Prepare to make sacrifices. One of the most counterintuitive parts of an appellate-minded case strategy is this: sometimes you need to make arguments that you know will not succeed at trial in order to set up a future appeal. No one likes to lose, and you do not want to lose credibility with your trial judge by wasting their time, but savvy counsel can frame these arguments appropriately so that they serve their purpose—laying foundation for the next phase of the game—without compromising the integrity of your trial case. Doing so requires clear management of expectations, so that each step of your journey is understood as a part of a larger plan.

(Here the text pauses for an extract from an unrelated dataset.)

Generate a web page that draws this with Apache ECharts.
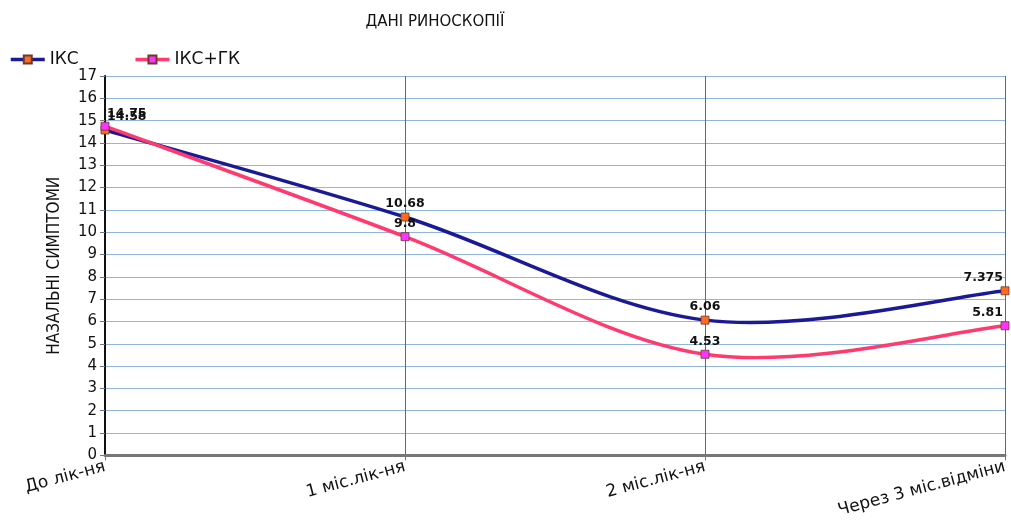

In the end, not every case will require a robust advance appellate strategy. Some turn on factual issues that just are not suited to resolution on appeal; others revolve around legal standards that are too well settled to attack; others simply may not be worth the investment from a business perspective. But every case can benefit from time and effort spent thinking about the road that may lie ahead and whether appellate practice has a potential role to play. Proactive appellate planning empowers you to go beyond the most direct arguments, cutting new paths to potential victory. It can improve your advocacy before the trial court, as well as positioning you for success on appeal. Whether you see a chance to create an opportunity that the courts have previously denied to other policyholders or need to defend a hard-fought win against a spirited opponent, you don’t want to be the last one to realize that trial isn’t the most likely end of your case.